Both Moreci and Seeley really liked the movie. It was interesting to watch two guys with discerning taste in comic-based stuff spend much more time celebrating all the film’s smart and effective choices rather than complaining about differences between the film and the comics that inspired it like your average angry internet forum member.
Viva is a little young for Avengers, but she was excited that Daddy was going to see “The Captain America and Iron Man movie with his friends.”
Daddy needed a break from Max & Ruby and Sid the Science Kid. I look forward to the day she can sit next to me drinking a $15 soda and watching whatever phase of Marvel movie comes out in 2025. (Maybe I’ll get a Moon Knight movie by then?)

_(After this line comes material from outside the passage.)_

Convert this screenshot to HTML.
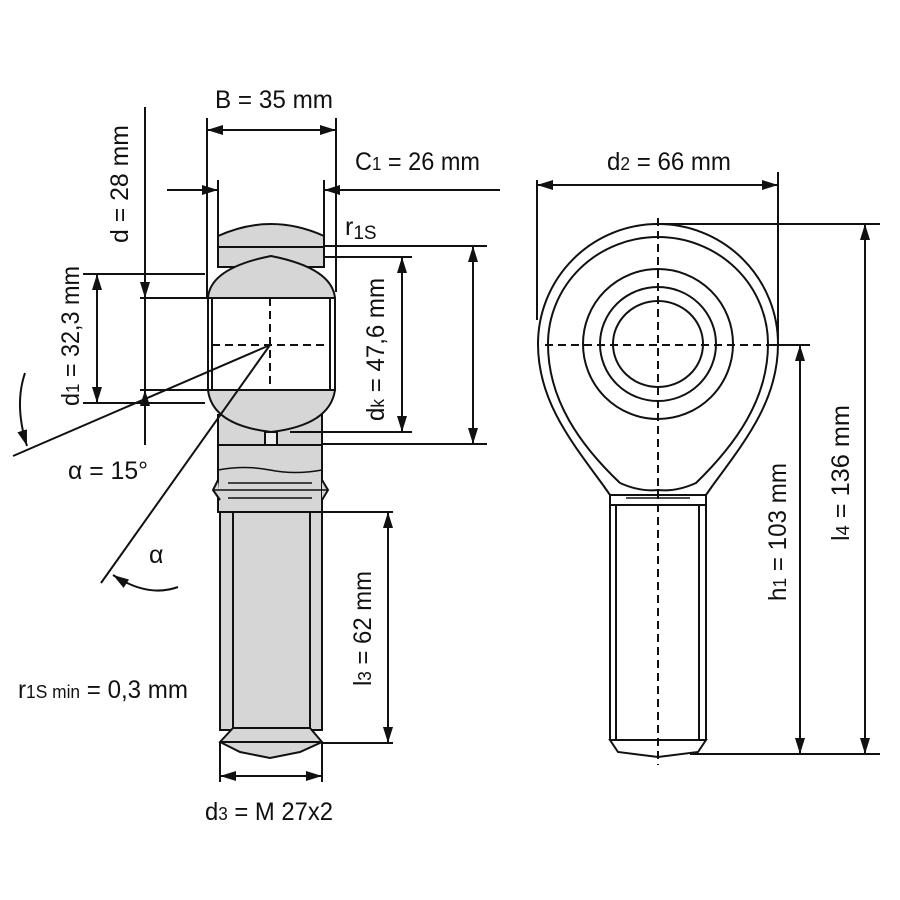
<!DOCTYPE html>
<html><head><meta charset="utf-8"><style>
html,body{margin:0;padding:0;background:#fff}
svg{display:block}
text{font-family:"Liberation Sans Narrow","Liberation Sans",sans-serif;font-size:25px;fill:#111}
</style></head><body>
<svg width="900" height="900" viewBox="0 0 900 900" xmlns="http://www.w3.org/2000/svg">
<defs>
<marker id="a" viewBox="0 0 16 10" refX="16" refY="5" markerWidth="16" markerHeight="10" markerUnits="userSpaceOnUse" orient="auto-start-reverse"><path d="M0,0 L16,5 L0,10 Z" fill="#111"/></marker>
</defs>
<g stroke="#111" stroke-width="2" fill="none">
<!-- LEFT VIEW part -->
<rect x="218" y="415" width="104" height="97" fill="#d6d6d6"/>
<path d="M218,247 L218,236 Q271,212 324,236 L324,247 Z" fill="#d6d6d6"/>
<rect x="218" y="247" width="106" height="20" fill="#d6d6d6"/>
<path d="M208,298 Q210,268 271,256 Q332,268 335,298 Z" fill="#d6d6d6"/>
<rect x="208" y="298" width="127" height="92" fill="#fff"/>
<line x1="212" y1="298" x2="212" y2="390"/><line x1="330" y1="298" x2="330" y2="390"/>
<path d="M208,390 L335,390 Q330,425 271,432 Q212,425 208,390 Z" fill="#d6d6d6"/>
<rect x="265" y="432" width="12" height="13" fill="#eee"/>
<line x1="218" y1="445" x2="322" y2="445"/>
<path d="M218,470 Q245,465 270,470 Q295,475 322,470" stroke-width="1.5"/>
<path d="M218,480 L213,490 L220,500" fill="#d6d6d6"/>
<path d="M322,480 L328,490 L322,500" fill="#d6d6d6"/>
<line x1="228" y1="483" x2="312" y2="483" stroke-width="1.5"/>
<line x1="213" y1="490" x2="328" y2="490" stroke-width="1.5"/>
<line x1="228" y1="498" x2="312" y2="498" stroke-width="1.5"/>
<line x1="218" y1="512" x2="322" y2="512"/>
<rect x="220" y="512" width="102" height="218" fill="#d6d6d6"/>
<line x1="233" y1="512" x2="233" y2="728"/><line x1="310" y1="512" x2="310" y2="728"/>
<path d="M220,742 L233,728 L310,728 L322,742 L300,752 L270,758 L240,752 Z" fill="#d6d6d6"/>
<line x1="220" y1="742" x2="322" y2="742"/>
<!-- dashed center -->
<line x1="270" y1="298" x2="270" y2="390" stroke-dasharray="8,5"/>
<line x1="212" y1="345" x2="330" y2="345" stroke-dasharray="8,5"/>
<!-- B -->
<line x1="207" y1="118" x2="207" y2="298"/><line x1="336" y1="118" x2="336" y2="292"/>
<line x1="207" y1="130" x2="336" y2="130" marker-start="url(#a)" marker-end="url(#a)"/>
<!-- C1 -->
<line x1="218" y1="180" x2="218" y2="240"/><line x1="324" y1="180" x2="324" y2="240"/>
<line x1="167" y1="190" x2="218" y2="190" marker-end="url(#a)"/>
<line x1="500" y1="190" x2="324" y2="190" marker-end="url(#a)"/>
<!-- d -->
<line x1="145" y1="107" x2="145" y2="298" marker-end="url(#a)"/>
<line x1="145" y1="445" x2="145" y2="390" marker-end="url(#a)"/>
<line x1="145" y1="298" x2="145" y2="390"/>
<line x1="140" y1="298" x2="208" y2="298"/><line x1="140" y1="390" x2="208" y2="390"/>
<!-- d1 -->
<line x1="83" y1="274" x2="205" y2="274"/><line x1="83" y1="403" x2="205" y2="403"/>
<line x1="97" y1="274" x2="97" y2="403" marker-start="url(#a)" marker-end="url(#a)"/>
<!-- dk -->
<line x1="324" y1="257" x2="412" y2="257"/><line x1="290" y1="432" x2="412" y2="432"/>
<line x1="402" y1="257" x2="402" y2="432" marker-start="url(#a)" marker-end="url(#a)"/>
<!-- outer -->
<line x1="324" y1="246" x2="487" y2="246"/><line x1="322" y1="444" x2="487" y2="444"/>
<line x1="473" y1="246" x2="473" y2="444" marker-start="url(#a)" marker-end="url(#a)"/>
<!-- angles -->
<line x1="270" y1="345" x2="13" y2="456"/>
<line x1="270" y1="345" x2="101" y2="583"/>
<path d="M25,373 Q14,405 27,446" marker-end="url(#a)"/>
<path d="M178,587 Q148,598 113,575" marker-end="url(#a)"/>
<!-- l3 -->
<line x1="322" y1="512" x2="393" y2="512"/><line x1="322" y1="743" x2="393" y2="743"/>
<line x1="388" y1="512" x2="388" y2="743" marker-start="url(#a)" marker-end="url(#a)"/>
<!-- d3 -->
<line x1="220" y1="742" x2="220" y2="782"/><line x1="322" y1="742" x2="322" y2="782"/>
<line x1="220" y1="776" x2="322" y2="776" marker-start="url(#a)" marker-end="url(#a)"/>

<!-- RIGHT VIEW -->
<path d="M603,485 C570,440 538,400 538,344 A120,120 0 0 1 778,344 C778,400 746,440 713,485"/>
<path d="M620,483 C580,445 548,400 548,344 A110,107 0 0 1 768,344 C768,400 735,445 696,483 Q676,492 658,490 Q640,492 620,483"/>
<path d="M603,485 L610,495 L706,495 L713,485"/>
<line x1="626" y1="498" x2="690" y2="498" stroke-width="1.5"/>
<line x1="610" y1="505" x2="706" y2="505"/>
<line x1="610" y1="495" x2="610" y2="740"/><line x1="706" y1="495" x2="706" y2="740"/>
<line x1="616" y1="505" x2="616" y2="740"/><line x1="699" y1="505" x2="699" y2="740"/>
<path d="M610,740 L706,740 L698,752 L658,757 L618,752 Z"/>
<circle cx="658" cy="344" r="75"/>
<ellipse cx="658" cy="344" rx="58" ry="57"/>
<ellipse cx="658" cy="344" rx="45" ry="43"/>
<line x1="658" y1="218" x2="658" y2="765" stroke-dasharray="8,5"/>
<line x1="545" y1="345" x2="770" y2="345" stroke-dasharray="8,5"/>
<line x1="770" y1="345" x2="810" y2="345"/>
<!-- d2 -->
<line x1="537" y1="180" x2="537" y2="320"/><line x1="778" y1="172" x2="778" y2="340"/>
<line x1="537" y1="185" x2="778" y2="185" marker-start="url(#a)" marker-end="url(#a)"/>
<!-- h1 / l4 -->
<line x1="658" y1="224" x2="880" y2="224"/>
<line x1="690" y1="754" x2="880" y2="754"/>
<line x1="800" y1="345" x2="800" y2="754" marker-start="url(#a)" marker-end="url(#a)"/>
<line x1="865" y1="224" x2="865" y2="754" marker-start="url(#a)" marker-end="url(#a)"/>
</g>

<!-- TEXT -->
<text x="215" y="108" textLength="118" lengthAdjust="spacingAndGlyphs">B = 35 mm</text>
<text x="355" y="170" textLength="125" lengthAdjust="spacingAndGlyphs">C<tspan font-size="18">1</tspan> = 26 mm</text>
<text x="345" y="235">r<tspan font-size="19" dy="4">1S</tspan></text>
<text transform="translate(128,243) rotate(-90)" textLength="118" lengthAdjust="spacingAndGlyphs">d = 28 mm</text>
<text transform="translate(79,406) rotate(-90)" textLength="140" lengthAdjust="spacingAndGlyphs">d<tspan font-size="18">1</tspan> = 32,3 mm</text>
<text transform="translate(384,421) rotate(-90)" textLength="143" lengthAdjust="spacingAndGlyphs">d<tspan font-size="18">k</tspan> = 47,6 mm</text>
<text transform="translate(371,686) rotate(-90)" textLength="115" lengthAdjust="spacingAndGlyphs">l<tspan font-size="18">3</tspan> = 62 mm</text>
<text transform="translate(786,601) rotate(-90)" textLength="138" lengthAdjust="spacingAndGlyphs">h<tspan font-size="18">1</tspan> = 103 mm</text>
<text transform="translate(849,541) rotate(-90)" textLength="136" lengthAdjust="spacingAndGlyphs">l<tspan font-size="18">4</tspan> = 136 mm</text>
<text x="607" y="170" textLength="124" lengthAdjust="spacingAndGlyphs">d<tspan font-size="18">2</tspan> = 66 mm</text>
<text x="68" y="479" textLength="80" lengthAdjust="spacingAndGlyphs">α = 15°</text>
<text x="149" y="563">α</text>
<text x="18" y="698" textLength="170" lengthAdjust="spacingAndGlyphs">r<tspan font-size="18">1S min</tspan> = 0,3 mm</text>
<text x="205" y="820" textLength="128" lengthAdjust="spacingAndGlyphs">d<tspan font-size="18">3</tspan> = M 27x2</text>
</svg>
</body></html>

This past Saturday was Free Comic Book Day, when comic retailers ship boxes of free comics for varying ages to local shops, likely in an effort to find more readers who aren’t manchildren north of 35 like me.
We, of course, went to Edgewater’s own Third Coast Comics, where owner Terry Gant suggested we get there early and encouraged the wearing of costumes, which meant—boom!—Viva’s Princess Leia drag got a second wear.
He wasn’t kidding – the doors opened at 11 a.m., and when we got there at 11:05 a.m., the line was down the block. But inside, free comics were plentiful, and a number of local creators were signing and sketching.
My proudest moment came when Viva recognized a Doctor Who comic and earned her geek cred by shouting, “I love Doctor Who!” (Disclaimer: I don’t actually let her watch Doctor Who, as much as I contemplated dropping $50 on a photo with Sylvester McCoy at C2E2.)
Meanwhile, over in Andersonville, one of my neighbors had left the kids home with mom as he shambled along in a zombie pub crawl. We’re a different breed of father these days.
The capper for the week came on May the Fourth, now known commonly as Star Wars Day (May the Fourth by with you!). We decided an all-ages Star Wars party needed to be thrown. A quick trip to Pinterest for some recipe and favor ideas and a quick trip to Party City for a 36-inch R2D2 balloon, and we were off to the Podraces.
Check out the WDP Pinterest page to see our Death Star watermelon, Sarlacc Bundt Cake, Lightsaber dipped pretzels and bubble wands and more! I can’t believe I made a kid party Pinterest page. I guess there’s no turning back from Parenthood now.
Meanwhile, Viva looked for images from her favorite Star Wars scene—the “Greg Skywalker and the Garbage Smasher”—as represented in the pages of Chicago artist Jeffrey Brown’s Vader’s Little Princess.
So while the kids hit each other with lightsaber pool noodles, the dads watched a bootleg DVD of ’70s and ’80s Star Wars toy commercials (remember how they would dig cool holes in fake yards and then play with the toys?) and enjoyed our other favorite form of geekery: Craft Beer Geekery with Begyle’s new Edgewater Pale Ale and Pipework’s appropriately named Space Age Bachelor Pad Danish Modern Cocktail Party Belgian Strong Pale Ale.
It was a week of geek and a week to remember.
So, why is it that nearly every Dad I know if bringing up their kids as geeks? I’ve got a few theories:
1. We Gen Xers, as one of the first generations ever to largely not see armed combat, never put away childish things. And because we don’t spend our nights waking up to nightmares about the beaches we stormed, we instead spend our nights watching Venture Brothers and wondering if Ice Pirates was the classic we remember. (Spoiler: It isn’t.)
2. We Gen Xers, as megalomaniacs, demand our kids enjoy what we enjoyed at their age. And damn it, Viva, you’re going to learn to love the Alan Quartermain movies and Jayce and the Wheeled Warriors.
3. Marketers and retailers, realizing that geeks spend a fortune on toys, hoodies, DVDs and drinkware, have moved “Geek” to the middle of culture, so that everyone will buy toys, hoodies, and drinkware. And who doesn’t need Ant Man hoodies and drinkware? I know I do!
4. The colorful, whimsical, imaginative worlds of sci-fi, fantasy and superheroes are a great subject for dads and kids to bond over. Sure, they’re extremely violent, but you know who loves violence more than anyone? Kids. Seriously—go pay attention on the playground.
5. This is all a big mind control experiment. Probably by the Beyonders. Or the Cylons. Or Cold Slither.
Let’s go with all five being true. Whatever the reason, geekiness is as an important part of fatherhood as C3POs cereal was an important part of a balanced ’80s breakfast.
And I didn’t hear the kids complaining as they ate their Sarlacc bundt cake!